**WHAT NEEDS TO BE DONE**
Give back only the lines in the records below from the one with "Rebuild this chart" to the one with "const yTicks = [0, 10, 20, 30, 40, 50, 60];", both inclusive, word for word.

* BEGIN DATA FOR THE TASK *

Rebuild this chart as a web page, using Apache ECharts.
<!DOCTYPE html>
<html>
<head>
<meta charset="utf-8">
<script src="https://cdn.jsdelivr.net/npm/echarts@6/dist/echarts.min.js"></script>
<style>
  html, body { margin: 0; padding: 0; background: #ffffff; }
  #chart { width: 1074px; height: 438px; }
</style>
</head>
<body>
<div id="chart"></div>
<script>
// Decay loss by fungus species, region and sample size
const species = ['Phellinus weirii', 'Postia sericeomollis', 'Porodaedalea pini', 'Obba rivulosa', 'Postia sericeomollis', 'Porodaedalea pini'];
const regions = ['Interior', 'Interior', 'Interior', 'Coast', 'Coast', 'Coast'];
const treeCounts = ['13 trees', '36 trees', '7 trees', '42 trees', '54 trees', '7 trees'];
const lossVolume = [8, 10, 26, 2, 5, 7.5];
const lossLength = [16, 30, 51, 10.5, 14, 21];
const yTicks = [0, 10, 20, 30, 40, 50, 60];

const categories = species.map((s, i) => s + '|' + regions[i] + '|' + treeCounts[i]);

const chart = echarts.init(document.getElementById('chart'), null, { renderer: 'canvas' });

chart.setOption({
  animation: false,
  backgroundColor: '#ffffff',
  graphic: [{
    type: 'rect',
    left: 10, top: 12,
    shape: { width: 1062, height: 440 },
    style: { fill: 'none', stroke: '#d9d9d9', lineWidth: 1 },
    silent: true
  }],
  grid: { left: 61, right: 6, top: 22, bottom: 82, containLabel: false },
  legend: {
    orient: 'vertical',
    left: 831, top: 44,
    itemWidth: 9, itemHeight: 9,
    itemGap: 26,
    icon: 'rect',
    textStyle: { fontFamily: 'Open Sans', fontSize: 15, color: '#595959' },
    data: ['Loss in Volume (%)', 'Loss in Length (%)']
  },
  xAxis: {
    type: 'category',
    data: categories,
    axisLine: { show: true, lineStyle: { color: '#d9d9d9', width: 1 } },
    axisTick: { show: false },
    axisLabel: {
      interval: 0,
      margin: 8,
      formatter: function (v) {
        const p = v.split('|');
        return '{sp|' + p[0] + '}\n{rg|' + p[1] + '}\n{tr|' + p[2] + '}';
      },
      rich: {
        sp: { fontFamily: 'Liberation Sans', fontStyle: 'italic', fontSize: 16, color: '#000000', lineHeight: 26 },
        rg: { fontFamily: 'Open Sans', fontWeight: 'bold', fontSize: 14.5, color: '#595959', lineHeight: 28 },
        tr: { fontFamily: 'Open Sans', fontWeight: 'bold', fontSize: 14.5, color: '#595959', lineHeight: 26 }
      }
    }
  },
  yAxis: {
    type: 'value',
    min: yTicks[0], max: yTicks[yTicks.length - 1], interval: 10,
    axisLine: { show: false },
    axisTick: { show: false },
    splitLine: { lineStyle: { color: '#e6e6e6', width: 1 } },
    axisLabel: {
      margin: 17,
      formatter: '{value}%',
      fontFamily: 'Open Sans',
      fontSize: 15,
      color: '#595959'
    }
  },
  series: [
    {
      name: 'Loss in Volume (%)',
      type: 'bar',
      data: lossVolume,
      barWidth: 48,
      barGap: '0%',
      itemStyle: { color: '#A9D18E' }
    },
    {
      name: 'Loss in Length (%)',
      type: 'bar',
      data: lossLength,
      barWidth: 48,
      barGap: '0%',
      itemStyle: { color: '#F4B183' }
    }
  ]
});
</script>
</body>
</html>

* END DATA FOR THE TASK *
* BEGIN DATA FOR THE TASK *

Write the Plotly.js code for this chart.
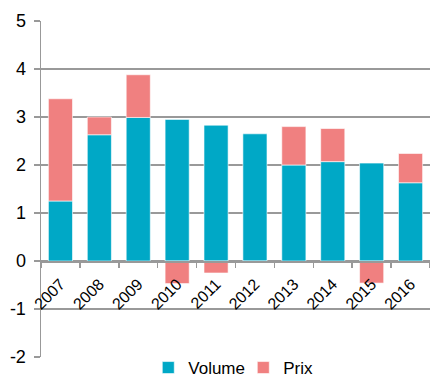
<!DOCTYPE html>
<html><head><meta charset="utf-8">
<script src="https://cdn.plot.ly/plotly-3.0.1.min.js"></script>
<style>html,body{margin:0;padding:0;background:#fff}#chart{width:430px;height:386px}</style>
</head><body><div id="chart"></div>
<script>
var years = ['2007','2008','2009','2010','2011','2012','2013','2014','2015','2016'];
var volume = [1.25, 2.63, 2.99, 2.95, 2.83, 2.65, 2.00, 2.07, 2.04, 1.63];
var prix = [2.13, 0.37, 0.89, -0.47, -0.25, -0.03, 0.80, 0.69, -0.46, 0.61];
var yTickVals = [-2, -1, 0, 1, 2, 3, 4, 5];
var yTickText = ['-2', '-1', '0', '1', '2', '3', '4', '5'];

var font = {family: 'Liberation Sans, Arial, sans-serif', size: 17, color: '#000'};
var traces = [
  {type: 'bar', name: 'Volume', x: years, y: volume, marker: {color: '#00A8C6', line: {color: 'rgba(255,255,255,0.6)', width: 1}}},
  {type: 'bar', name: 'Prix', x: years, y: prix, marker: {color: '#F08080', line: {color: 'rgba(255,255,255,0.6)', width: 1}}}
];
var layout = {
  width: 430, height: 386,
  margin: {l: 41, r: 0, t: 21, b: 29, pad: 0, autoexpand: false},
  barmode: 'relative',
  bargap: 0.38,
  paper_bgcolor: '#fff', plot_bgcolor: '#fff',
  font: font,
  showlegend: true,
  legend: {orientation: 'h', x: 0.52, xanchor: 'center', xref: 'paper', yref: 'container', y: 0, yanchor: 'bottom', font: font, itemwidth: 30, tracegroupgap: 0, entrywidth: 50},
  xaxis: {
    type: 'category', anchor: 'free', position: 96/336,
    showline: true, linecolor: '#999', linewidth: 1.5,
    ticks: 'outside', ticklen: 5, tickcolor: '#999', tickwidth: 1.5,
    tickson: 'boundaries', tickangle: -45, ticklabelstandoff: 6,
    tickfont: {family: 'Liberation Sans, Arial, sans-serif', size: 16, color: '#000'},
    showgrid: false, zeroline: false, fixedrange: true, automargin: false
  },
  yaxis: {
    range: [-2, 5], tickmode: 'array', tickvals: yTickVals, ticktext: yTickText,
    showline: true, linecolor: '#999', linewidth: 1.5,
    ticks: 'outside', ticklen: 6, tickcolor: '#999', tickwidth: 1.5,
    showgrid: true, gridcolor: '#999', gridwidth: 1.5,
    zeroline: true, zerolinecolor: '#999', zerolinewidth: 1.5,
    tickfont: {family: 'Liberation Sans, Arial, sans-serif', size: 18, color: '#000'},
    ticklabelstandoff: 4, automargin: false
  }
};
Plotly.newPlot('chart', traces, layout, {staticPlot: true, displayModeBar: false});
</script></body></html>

* END DATA FOR THE TASK *
* BEGIN DATA FOR THE TASK *

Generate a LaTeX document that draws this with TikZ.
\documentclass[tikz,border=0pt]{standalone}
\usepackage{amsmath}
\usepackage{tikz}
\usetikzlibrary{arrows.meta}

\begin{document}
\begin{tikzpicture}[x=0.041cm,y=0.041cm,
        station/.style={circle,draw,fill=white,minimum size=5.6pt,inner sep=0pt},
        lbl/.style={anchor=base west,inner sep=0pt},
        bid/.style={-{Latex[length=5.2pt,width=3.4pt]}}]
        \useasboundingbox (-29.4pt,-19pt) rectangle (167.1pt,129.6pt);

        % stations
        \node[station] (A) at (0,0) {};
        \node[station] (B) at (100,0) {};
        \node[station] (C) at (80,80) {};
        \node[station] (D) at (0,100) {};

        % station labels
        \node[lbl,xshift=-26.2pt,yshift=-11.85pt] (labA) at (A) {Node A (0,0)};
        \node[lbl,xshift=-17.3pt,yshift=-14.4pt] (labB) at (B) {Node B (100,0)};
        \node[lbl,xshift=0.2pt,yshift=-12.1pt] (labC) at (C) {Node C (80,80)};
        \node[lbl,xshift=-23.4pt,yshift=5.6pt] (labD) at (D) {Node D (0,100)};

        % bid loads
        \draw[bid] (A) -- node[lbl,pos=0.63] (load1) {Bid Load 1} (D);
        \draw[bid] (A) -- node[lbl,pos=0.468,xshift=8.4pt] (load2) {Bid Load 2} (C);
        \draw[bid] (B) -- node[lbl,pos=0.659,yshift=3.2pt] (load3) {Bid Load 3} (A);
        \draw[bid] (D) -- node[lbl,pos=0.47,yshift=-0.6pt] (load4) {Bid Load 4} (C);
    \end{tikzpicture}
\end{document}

* END DATA FOR THE TASK *

**RESULT BELOW**
Rebuild this chart as a web page, using Apache ECharts.
<!DOCTYPE html>
<html>
<head>
<meta charset="utf-8">
<script src="https://cdn.jsdelivr.net/npm/echarts@6/dist/echarts.min.js"></script>
<style>
  html, body { margin: 0; padding: 0; background: #ffffff; }
  #chart { width: 1074px; height: 438px; }
</style>
</head>
<body>
<div id="chart"></div>
<script>
// Decay loss by fungus species, region and sample size
const species = ['Phellinus weirii', 'Postia sericeomollis', 'Porodaedalea pini', 'Obba rivulosa', 'Postia sericeomollis', 'Porodaedalea pini'];
const regions = ['Interior', 'Interior', 'Interior', 'Coast', 'Coast', 'Coast'];
const treeCounts = ['13 trees', '36 trees', '7 trees', '42 trees', '54 trees', '7 trees'];
const lossVolume = [8, 10, 26, 2, 5, 7.5];
const lossLength = [16, 30, 51, 10.5, 14, 21];
const yTicks = [0, 10, 20, 30, 40, 50, 60];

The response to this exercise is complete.